--- START OF SUPPLIED DATA ---
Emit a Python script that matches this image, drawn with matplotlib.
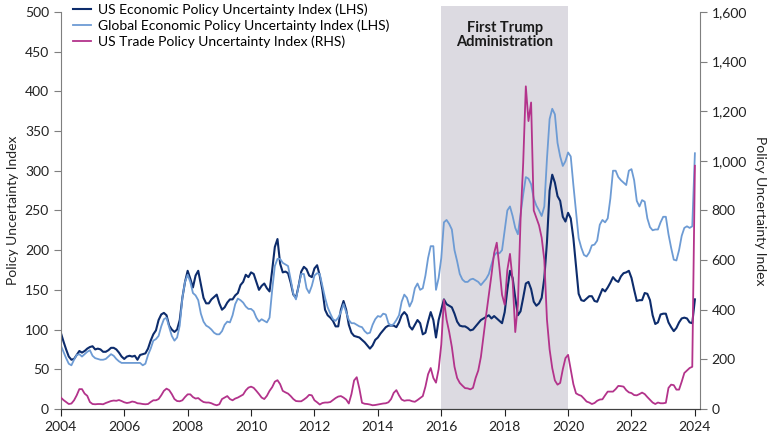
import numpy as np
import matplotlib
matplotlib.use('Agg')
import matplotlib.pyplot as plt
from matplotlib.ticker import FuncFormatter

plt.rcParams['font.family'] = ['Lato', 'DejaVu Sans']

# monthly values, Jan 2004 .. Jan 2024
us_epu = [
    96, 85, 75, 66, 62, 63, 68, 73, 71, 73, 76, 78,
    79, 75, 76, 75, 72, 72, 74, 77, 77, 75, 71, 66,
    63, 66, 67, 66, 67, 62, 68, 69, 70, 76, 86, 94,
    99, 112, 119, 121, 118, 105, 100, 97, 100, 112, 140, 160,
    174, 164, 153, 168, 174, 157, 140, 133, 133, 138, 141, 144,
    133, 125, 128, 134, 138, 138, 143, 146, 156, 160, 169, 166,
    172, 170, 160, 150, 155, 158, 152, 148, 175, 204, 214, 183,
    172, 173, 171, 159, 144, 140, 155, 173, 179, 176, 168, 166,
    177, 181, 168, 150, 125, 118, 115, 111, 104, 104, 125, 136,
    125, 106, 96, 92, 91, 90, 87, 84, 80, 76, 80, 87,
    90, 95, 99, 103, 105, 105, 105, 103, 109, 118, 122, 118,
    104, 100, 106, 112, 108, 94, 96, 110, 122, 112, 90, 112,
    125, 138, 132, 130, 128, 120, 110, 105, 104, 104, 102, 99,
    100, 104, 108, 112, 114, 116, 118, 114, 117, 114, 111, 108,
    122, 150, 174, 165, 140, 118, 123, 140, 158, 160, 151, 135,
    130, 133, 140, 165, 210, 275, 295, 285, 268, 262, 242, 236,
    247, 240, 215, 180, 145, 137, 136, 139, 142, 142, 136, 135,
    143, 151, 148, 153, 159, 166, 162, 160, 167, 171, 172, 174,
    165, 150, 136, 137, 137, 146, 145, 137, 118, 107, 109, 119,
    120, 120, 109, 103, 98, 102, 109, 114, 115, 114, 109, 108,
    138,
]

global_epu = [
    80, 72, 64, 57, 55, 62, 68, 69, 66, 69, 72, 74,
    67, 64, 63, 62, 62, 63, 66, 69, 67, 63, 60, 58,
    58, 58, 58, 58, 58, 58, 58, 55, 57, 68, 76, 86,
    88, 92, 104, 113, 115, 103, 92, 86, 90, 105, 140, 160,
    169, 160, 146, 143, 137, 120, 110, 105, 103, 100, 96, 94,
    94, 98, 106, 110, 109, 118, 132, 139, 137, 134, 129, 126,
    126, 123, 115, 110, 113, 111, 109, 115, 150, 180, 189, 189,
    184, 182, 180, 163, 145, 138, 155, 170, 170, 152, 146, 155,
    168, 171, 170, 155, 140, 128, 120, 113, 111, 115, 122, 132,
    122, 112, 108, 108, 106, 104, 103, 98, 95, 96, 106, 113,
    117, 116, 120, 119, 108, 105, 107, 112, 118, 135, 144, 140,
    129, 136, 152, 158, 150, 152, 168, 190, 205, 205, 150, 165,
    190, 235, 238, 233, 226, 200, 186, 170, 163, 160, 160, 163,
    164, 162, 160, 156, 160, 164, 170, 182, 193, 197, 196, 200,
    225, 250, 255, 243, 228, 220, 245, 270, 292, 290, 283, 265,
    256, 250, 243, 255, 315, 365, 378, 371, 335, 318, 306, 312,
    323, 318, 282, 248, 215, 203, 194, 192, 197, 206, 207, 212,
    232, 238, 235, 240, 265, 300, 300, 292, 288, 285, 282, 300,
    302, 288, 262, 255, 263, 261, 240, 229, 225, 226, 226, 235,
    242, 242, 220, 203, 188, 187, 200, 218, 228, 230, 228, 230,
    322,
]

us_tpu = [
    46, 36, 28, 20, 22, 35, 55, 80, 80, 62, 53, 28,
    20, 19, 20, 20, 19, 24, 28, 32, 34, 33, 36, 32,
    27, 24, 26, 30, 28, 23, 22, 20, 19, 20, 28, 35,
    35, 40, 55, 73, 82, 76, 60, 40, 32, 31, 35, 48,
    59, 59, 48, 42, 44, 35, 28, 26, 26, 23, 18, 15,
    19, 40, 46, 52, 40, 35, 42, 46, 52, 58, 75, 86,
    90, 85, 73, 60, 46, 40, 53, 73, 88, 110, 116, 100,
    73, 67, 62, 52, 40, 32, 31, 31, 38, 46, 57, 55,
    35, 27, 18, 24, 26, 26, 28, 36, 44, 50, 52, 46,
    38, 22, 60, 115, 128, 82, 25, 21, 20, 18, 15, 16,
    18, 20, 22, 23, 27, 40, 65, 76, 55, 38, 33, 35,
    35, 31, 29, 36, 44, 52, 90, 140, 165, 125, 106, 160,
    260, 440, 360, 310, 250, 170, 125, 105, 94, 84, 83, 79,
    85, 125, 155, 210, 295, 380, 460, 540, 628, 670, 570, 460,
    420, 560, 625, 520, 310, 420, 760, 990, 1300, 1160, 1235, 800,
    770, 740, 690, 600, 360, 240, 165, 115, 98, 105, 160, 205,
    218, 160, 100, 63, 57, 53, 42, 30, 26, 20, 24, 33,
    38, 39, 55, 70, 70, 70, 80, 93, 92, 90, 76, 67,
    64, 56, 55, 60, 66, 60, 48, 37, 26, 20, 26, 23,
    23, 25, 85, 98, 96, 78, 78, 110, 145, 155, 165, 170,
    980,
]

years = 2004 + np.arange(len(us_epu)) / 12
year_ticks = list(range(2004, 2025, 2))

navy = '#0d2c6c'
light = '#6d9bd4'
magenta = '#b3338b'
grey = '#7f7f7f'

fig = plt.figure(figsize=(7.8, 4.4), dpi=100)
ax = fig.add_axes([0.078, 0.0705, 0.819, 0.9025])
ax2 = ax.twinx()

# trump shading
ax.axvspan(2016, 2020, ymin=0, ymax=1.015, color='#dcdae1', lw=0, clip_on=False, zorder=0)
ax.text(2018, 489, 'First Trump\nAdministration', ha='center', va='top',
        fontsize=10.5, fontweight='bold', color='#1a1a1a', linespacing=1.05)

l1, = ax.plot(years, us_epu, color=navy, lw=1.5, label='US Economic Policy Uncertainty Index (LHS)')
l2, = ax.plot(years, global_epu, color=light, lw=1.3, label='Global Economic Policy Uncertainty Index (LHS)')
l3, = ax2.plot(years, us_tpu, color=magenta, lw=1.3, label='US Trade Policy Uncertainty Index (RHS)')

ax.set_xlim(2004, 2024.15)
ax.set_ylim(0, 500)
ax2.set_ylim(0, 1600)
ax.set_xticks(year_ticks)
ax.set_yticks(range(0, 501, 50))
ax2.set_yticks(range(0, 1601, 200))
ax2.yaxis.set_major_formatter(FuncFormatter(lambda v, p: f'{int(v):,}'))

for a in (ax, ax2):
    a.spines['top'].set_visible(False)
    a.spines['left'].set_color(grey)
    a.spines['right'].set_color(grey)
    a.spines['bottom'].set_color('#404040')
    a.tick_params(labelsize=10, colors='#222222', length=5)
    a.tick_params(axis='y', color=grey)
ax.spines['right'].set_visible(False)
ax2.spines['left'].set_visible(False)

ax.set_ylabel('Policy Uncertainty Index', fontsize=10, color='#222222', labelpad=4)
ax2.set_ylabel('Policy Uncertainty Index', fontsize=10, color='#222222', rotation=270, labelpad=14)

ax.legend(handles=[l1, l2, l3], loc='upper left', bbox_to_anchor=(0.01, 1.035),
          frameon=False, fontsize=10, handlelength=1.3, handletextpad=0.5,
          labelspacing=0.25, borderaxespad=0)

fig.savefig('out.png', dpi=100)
--- END OF SUPPLIED DATA ---
- **INSTRUCTIONS TO FOLLOW**: State how many lines of the listing above hold the word "matplotlib", with nothing but the number.

- **OUTPUT FOR THIS EXERCISE**: 5